Huya stock and ZTO Express stock are in buy zones right now. New Oriental Education stock and JD.com stock are close to buy points. Alibaba stock is still working toward a breakout, but is clearing a resistance level.

Keep in mind that Chinese economic growth is slowing, in part due to the ongoing China trade war. Renewed China trade war escalation could hit these Chinese-listed companies especially hard.

Alibaba Stock

Shares of the e-commerce giant are 6.8% below a 195.82 buy point from a cup-type base. Alibaba stock is clearing resistance near 180.

Alibaba stock has a Composite Rating of 96 and an EPS Rating of 99, indicating the strongest-possible profit acceleration. However, the relative strength line of Alibaba stock dipped in May and has struggled to rebound since. The relative strength line, the blue line in the charts below, tracks a stock’s ability to outperform the S&P 500.

Last month, shares jumped after Alibaba earnings beat fiscal first-quarter expectations. Along with online shopping, Alibaba has put its investments elsewhere — in delivery. Alibaba also recently joined forces with Starbucks (SBUX) to offer voice ordering and delivery service to customers in China.

JD.com Stock

JD.com, Alibaba’s e-commerce archrival in China, is setting up in a consolidation with a 32.48 entry. Shares are 4.7% below that pivot. JD.com stock has been trading tightly in recent days, finding support at its 50-day line.

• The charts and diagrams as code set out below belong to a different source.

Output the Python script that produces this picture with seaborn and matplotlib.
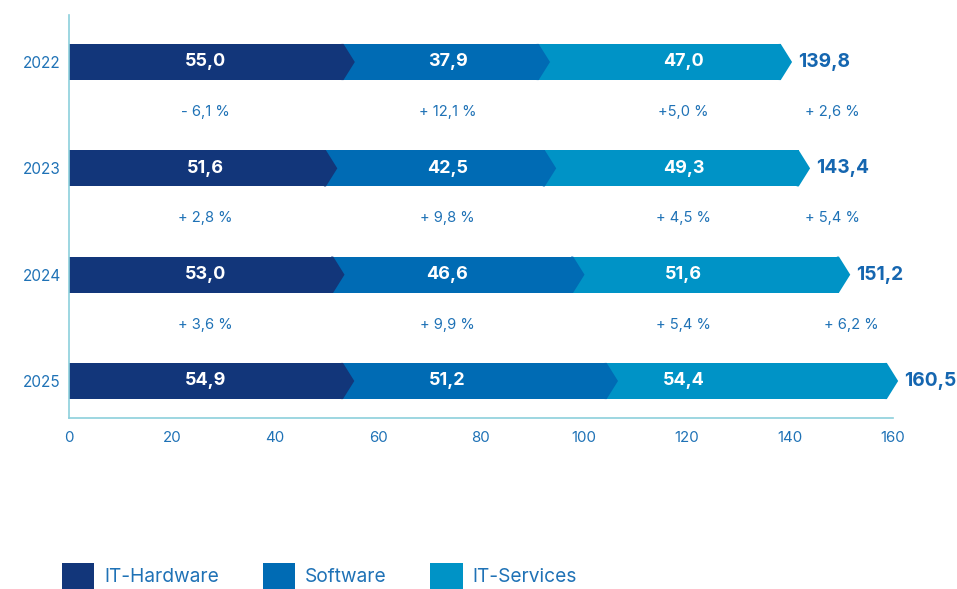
import numpy as np
import pandas as pd
import matplotlib.pyplot as plt
import seaborn as sns
from matplotlib.patches import Patch

years = ['2022', '2023', '2024', '2025']
hardware = [55.0, 51.6, 53.0, 54.9]
software = [37.9, 42.5, 46.6, 51.2]
services = [47.0, 49.3, 51.6, 54.4]
totals = [139.8, 143.4, 151.2, 160.5]
segment_names = ['IT-Hardware', 'Software', 'IT-Services']

# growth rates shown between the rows (hardware, software, services, total)
growth = [
    ['- 6,1 %', '+ 12,1 %', '+5,0 %', '+ 2,6 %'],
    ['+ 2,8 %', '+ 9,8 %', '+ 4,5 %', '+ 5,4 %'],
    ['+ 3,6 %', '+ 9,9 %', '+ 5,4 %', '+ 6,2 %'],
]

colors = ['#12367a', '#006bb4', '#0093c6']
text_blue = '#1f72b6'
total_blue = '#1566b0'
axis_col = '#8ccfdc'

# layout constants
label_cols = [26.5, 73.5, 119.3]
total_growth_x = [148.3, 148.3, 152.0]
bar_h = 0.34
shoulder = 1.7   # rect ends this far before the value
tip = 0.5        # chevron point this far past the value


def fmt(v):
    return '{:.1f}'.format(v).replace('.', ',')


def main():
    sns.set_style('white')
    plt.rcParams['font.family'] = ['Inter', 'DejaVu Sans']

    fig = plt.figure(figsize=(9.57, 5.89), dpi=100)
    ax = fig.add_axes([69 / 957, 1 - 418 / 589, 824 / 957, 403 / 589])

    seg = np.array([hardware, software, services])
    cum = seg.cumsum(axis=0)

    # draw cumulative bars from largest to smallest
    for j in [2, 1, 0]:
        df = pd.DataFrame({'year': years, 'val': cum[j] - shoulder})
        sns.barplot(data=df, y='year', x='val', order=years, orient='h',
                    color=colors[j], width=bar_h, linewidth=0,
                    saturation=1, ax=ax)

    # chevron points (slightly overlapping the bar end to hide the seam)
    for i in range(len(years)):
        for j in range(3):
            v = cum[j][i]
            x0 = v - shoulder
            ax.fill([x0 - 0.4, x0, v + tip, x0, x0 - 0.4],
                    [i - bar_h / 2, i - bar_h / 2, i, i + bar_h / 2, i + bar_h / 2],
                    facecolor=colors[j], edgecolor='none', lw=0, zorder=3,
                    clip_on=False)
            ax.text(label_cols[j], i, fmt(seg[j][i]), color='white',
                    fontsize=13, fontweight='bold', ha='center', va='center',
                    zorder=4)
        ax.text(totals[i] + tip + 1.2, i, fmt(totals[i]), color=total_blue,
                fontsize=13.8, fontweight='bold', ha='left', va='center',
                clip_on=False)

    for i, row in enumerate(growth):
        xs = label_cols + [total_growth_x[i]]
        for x, s in zip(xs, row):
            ax.text(x, i + 0.47, s, color=text_blue, fontsize=10.6,
                    ha='center', va='center')

    ax.set_xlim(0, 160)
    ax.set_ylim(3.348, -0.442)
    ax.set_xticks(range(0, 161, 20))
    ax.set_xlabel('')
    ax.set_ylabel('')
    ax.tick_params(axis='x', direction='in', length=11, width=1.2,
                   color=axis_col, labelcolor=text_blue, labelsize=10.8, pad=9)
    ax.tick_params(axis='y', length=0, labelcolor=text_blue, labelsize=11,
                   pad=6)
    for s in ['top', 'right']:
        ax.spines[s].set_visible(False)
    for s in ['left', 'bottom']:
        ax.spines[s].set_color(axis_col)
        ax.spines[s].set_linewidth(1.2)

    handles = [Patch(facecolor=c, edgecolor='none') for c in colors]
    fig.legend(handles, segment_names, loc='center left',
               bbox_to_anchor=(62 / 957, 1 - 576 / 589), ncol=3,
               frameon=False, fontsize=13.8, labelcolor=text_blue,
               handlelength=1.67, handleheight=1.75, handletextpad=0.52,
               columnspacing=2.3, borderpad=0, borderaxespad=0)

    plt.savefig('out.png', dpi=100)


if __name__ == '__main__':
    main()
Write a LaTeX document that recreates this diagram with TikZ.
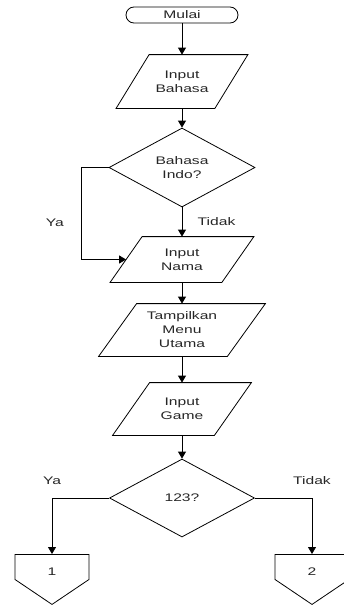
\documentclass[tikz,border=0pt]{standalone}
\usepackage{fontspec}
\setmainfont{Liberation Sans}[FakeStretch=1.42]
\usetikzlibrary{shapes.geometric,shapes.symbols,arrows.meta}

\begin{document}
\begin{tikzpicture}[x=1pt,y=-1pt,line width=0.8pt,
    font=\fontsize{11}{14}\selectfont,
    every node/.style={align=center,text=black!85},
    terminal/.style={draw,rounded corners=8pt,minimum width=112pt,minimum height=16pt,inner sep=0pt},
    io/.style={rectangle,inner sep=0pt},
    decision/.style={draw,diamond,inner sep=0pt,minimum width=146pt,minimum height=79pt},
    offpage/.style={draw,signal,signal to=south,signal pointer angle=112,minimum width=74pt,minimum height=28pt,inner sep=0pt,text height=18pt,text depth=0pt},
    flow/.style={-{Triangle[length=7pt,width=8pt]}}]
    \useasboundingbox (0,0) rectangle (344,608);

    \node[terminal] (mulai) at (182,15) {Mulai};
    \node[io,minimum width=98pt,minimum height=53pt] (inbahasa) at (182,81.5) {Input\\Bahasa};
    \node[decision] (indo) at (182,167.5) {Bahasa\\Indo?};
    \node[io,minimum width=111pt,minimum height=45pt] (innama) at (182,259.5) {Input\\Nama};
    \node[io,minimum width=128pt,minimum height=52pt] (menu) at (182,330) {Tampilkan\\Menu\\Utama};
    \node[io,minimum width=101pt,minimum height=52pt] (ingame) at (182,409) {Input\\Game};
    \node[decision,minimum width=145pt,minimum height=78pt] (pilih) at (182,498) {123?};
    \node[offpage,anchor=north] (satu) at (52,554) {1};
    \node[offpage,anchor=north] (dua) at (312,554) {2};

    \foreach \n/\s in {inbahasa/16.5,innama/16,menu/19,ingame/18.5}
        \draw ([xshift=\s pt]\n.north west) -- ([xshift=\s pt]\n.north east)
            -- ([xshift=-\s pt]\n.south east) -- ([xshift=-\s pt]\n.south west) -- cycle;

    \draw[flow] (mulai) -- (inbahasa);
    \draw[flow] (inbahasa) -- (indo);
    \draw[flow] (indo) -- node[right=12pt] {Tidak} (innama);
    \draw[flow] (indo.west) -- ++(-27,0) |- node[pos=0.3,left=14pt] {Ya} (innama.west);
    \draw[flow] (innama) -- (menu);
    \draw[flow] (menu) -- (ingame);
    \draw[flow] (ingame) -- (pilih);
    \draw[flow] (pilih.west) -| node[above=10pt] {Ya} (satu);
    \draw[flow] (pilih.east) -| node[above=10pt] {Tidak} (dua);
\end{tikzpicture}
\end{document}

Shares have a Composite Rating of 91. JD.com stock’s EPS Rating is 99. However, the relative strength line has flatlined most of this year, after drifting lower last year.

Huya Stock

Huya, a streaming platform for gaming, remains in buy range as it holds above a 26.48 buy point from a double-bottom base. The stock has a 95 Composite Rating, but its EPS Rating is weaker at 72, and the stock’s relative strength line has been choppy.

Huya stock has trended higher since the company reported second-quarter earnings last month. Earnings per share and revenue beat expectations.

Average monthly active users jumped 57.3%, “driven by enhanced partnership with several leading game studios and increased integration in the esports value chain,” CEO Rongjie Dong said in a statement. Its focus on mobile gaming also helped.

Huya is an IBD Leaderboard stock.

New Oriental Education Stock

New Oriental Education stock, a recent IBD Stock of the Day, is 3.9% below a 115.98 buy point from an ascending base. The Composite Rating of the educational-services provider is a best-possible 99. Its EPS Rating is also a strong 90. A look at its relative strength line shows it has outperformed the market for much of this year.

New Oriental Education stock got a lift in July after the company reported earnings. Revenue jumped 20%, boosted by its K-12 after-school tutoring business, which it said was a key propellant of growth. The company has also added learning centers in China’s cities.

ZTO Express Stock

ZTO Express is within buy range of a long cup-with-handle base with a 21.46 buy point. As with New Oriental Education stock, shares of the delivery company, sometimes called the FedEx (FDX) of China, carry a 99 Composite Rating and a 90 EPS Rating. Its relative strength has also bounded higher this year.

Similar to other stocks to watch this week, ZTO got a bump after its positive Q2 earnings, reported last month. The company’s delivery network covers much of China’s cities and counties. E-commerce has been a big growth driver. Alibaba is one of ZTO’s backers.